───── Data provided
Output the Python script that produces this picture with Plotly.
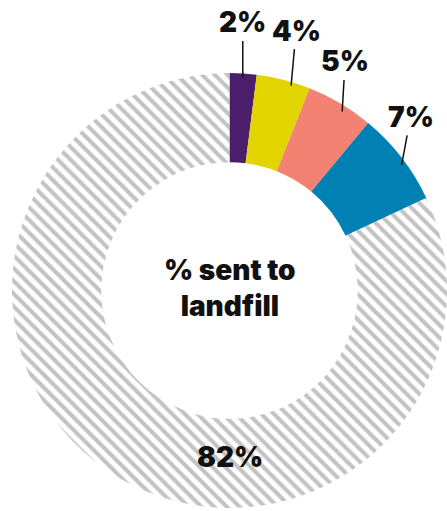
import math
import plotly.graph_objects as go

labels = ["Group A", "Group B", "Group C", "Group D", "Landfill"]
values = [2, 4, 5, 7, 82]
value_labels = ["2%", "4%", "5%", "7%", "82%"]
colors = ["#4a1e6a", "#e1d400", "#f48272", "#0080b3", "#ffffff"]
center_title = "% sent to<br>landfill"

W, H = 447, 511
# pie domain in pixels (from left / top)
px0, px1 = 12, 447
py_top, py_bot = 73, 508
hole = 0.59

FONT = dict(family="Inter", size=28, color="#111111", weight=900)

fig = go.Figure(go.Pie(
    labels=labels,
    values=values,
    sort=False,
    direction="clockwise",
    rotation=0,
    hole=hole,
    textinfo="none",
    hoverinfo="label+percent",
    marker=dict(
        colors=colors,
        line=dict(width=0),
        pattern=dict(
            shape=["", "", "", "", "\\"],
            fgcolor="#c3c3c3",
            bgcolor="#ffffff",
            size=9,
            solidity=0.45,
        ),
    ),
    domain=dict(x=[px0 / W, px1 / W], y=[1 - py_bot / H, 1 - py_top / H]),
    showlegend=False,
))

# geometry for label placement
cx = (px0 + px1) / 2
cy = (py_top + py_bot) / 2
R = min(px1 - px0, py_bot - py_top) / 2
total = sum(values)

# leader-line styling (pixel nudges)
tip_dx = [0, 9, 5, 5]
tip_dy = [-2, 0, 3, 4]
text_dx = [0, 5, 3, 9]
text_dy = [-55, -55, -50, -48]

annotations = []
cum = 0
for i, (v, t) in enumerate(zip(values, value_labels)):
    mid = (cum + v / 2) / total * 2 * math.pi
    cum += v
    if t == "82%":
        continue
    rr = R - 6
    x = cx + rr * math.sin(mid)
    y = cy - rr * math.cos(mid)
    annotations.append(dict(
        x=x / W, y=1 - y / H, xref="paper", yref="paper",
        xshift=tip_dx[i], yshift=-tip_dy[i],
        text=t, showarrow=True, arrowhead=0, arrowwidth=1.5,
        arrowcolor="#111111", ax=text_dx[i], ay=text_dy[i], standoff=0,
        startstandoff=0, font=FONT,
    ))

# bottom label for landfill slice
rlab = R * 0.765
annotations.append(dict(
    x=cx / W, y=1 - (cy + rlab) / H, xref="paper", yref="paper",
    xanchor="center", yanchor="middle",
    text=value_labels[-1], showarrow=False, font=FONT,
))
annotations.append(dict(
    x=cx / W, y=1 - (cy - 3) / H, xref="paper", yref="paper",
    xanchor="center", yanchor="middle",
    text=center_title, showarrow=False, font=FONT,
))

fig.update_layout(
    width=W, height=H,
    margin=dict(l=0, r=0, t=0, b=0),
    paper_bgcolor="white",
    plot_bgcolor="white",
    annotations=annotations,
)

fig.write_html("out.html")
──────────
Your objective -
Extract the full listing exactly, with the pictures left out.

Solution -
Output the Python script that produces this picture with Plotly.
import math
import plotly.graph_objects as go

labels = ["Group A", "Group B", "Group C", "Group D", "Landfill"]
values = [2, 4, 5, 7, 82]
value_labels = ["2%", "4%", "5%", "7%", "82%"]
colors = ["#4a1e6a", "#e1d400", "#f48272", "#0080b3", "#ffffff"]
center_title = "% sent to<br>landfill"

W, H = 447, 511
# pie domain in pixels (from left / top)
px0, px1 = 12, 447
py_top, py_bot = 73, 508
hole = 0.59

FONT = dict(family="Inter", size=28, color="#111111", weight=900)

fig = go.Figure(go.Pie(
    labels=labels,
    values=values,
    sort=False,
    direction="clockwise",
    rotation=0,
    hole=hole,
    textinfo="none",
    hoverinfo="label+percent",
    marker=dict(
        colors=colors,
        line=dict(width=0),
        pattern=dict(
            shape=["", "", "", "", "\\"],
            fgcolor="#c3c3c3",
            bgcolor="#ffffff",
            size=9,
            solidity=0.45,
        ),
    ),
    domain=dict(x=[px0 / W, px1 / W], y=[1 - py_bot / H, 1 - py_top / H]),
    showlegend=False,
))

# geometry for label placement
cx = (px0 + px1) / 2
cy = (py_top + py_bot) / 2
R = min(px1 - px0, py_bot - py_top) / 2
total = sum(values)

# leader-line styling (pixel nudges)
tip_dx = [0, 9, 5, 5]
tip_dy = [-2, 0, 3, 4]
text_dx = [0, 5, 3, 9]
text_dy = [-55, -55, -50, -48]

annotations = []
cum = 0
for i, (v, t) in enumerate(zip(values, value_labels)):
    mid = (cum + v / 2) / total * 2 * math.pi
    cum += v
    if t == "82%":
        continue
    rr = R - 6
    x = cx + rr * math.sin(mid)
    y = cy - rr * math.cos(mid)
    annotations.append(dict(
        x=x / W, y=1 - y / H, xref="paper", yref="paper",
        xshift=tip_dx[i], yshift=-tip_dy[i],
        text=t, showarrow=True, arrowhead=0, arrowwidth=1.5,
        arrowcolor="#111111", ax=text_dx[i], ay=text_dy[i], standoff=0,
        startstandoff=0, font=FONT,
    ))

# bottom label for landfill slice
rlab = R * 0.765
annotations.append(dict(
    x=cx / W, y=1 - (cy + rlab) / H, xref="paper", yref="paper",
    xanchor="center", yanchor="middle",
    text=value_labels[-1], showarrow=False, font=FONT,
))
annotations.append(dict(
    x=cx / W, y=1 - (cy - 3) / H, xref="paper", yref="paper",
    xanchor="center", yanchor="middle",
    text=center_title, showarrow=False, font=FONT,
))

fig.update_layout(
    width=W, height=H,
    margin=dict(l=0, r=0, t=0, b=0),
    paper_bgcolor="white",
    plot_bgcolor="white",
    annotations=annotations,
)

fig.write_html("out.html")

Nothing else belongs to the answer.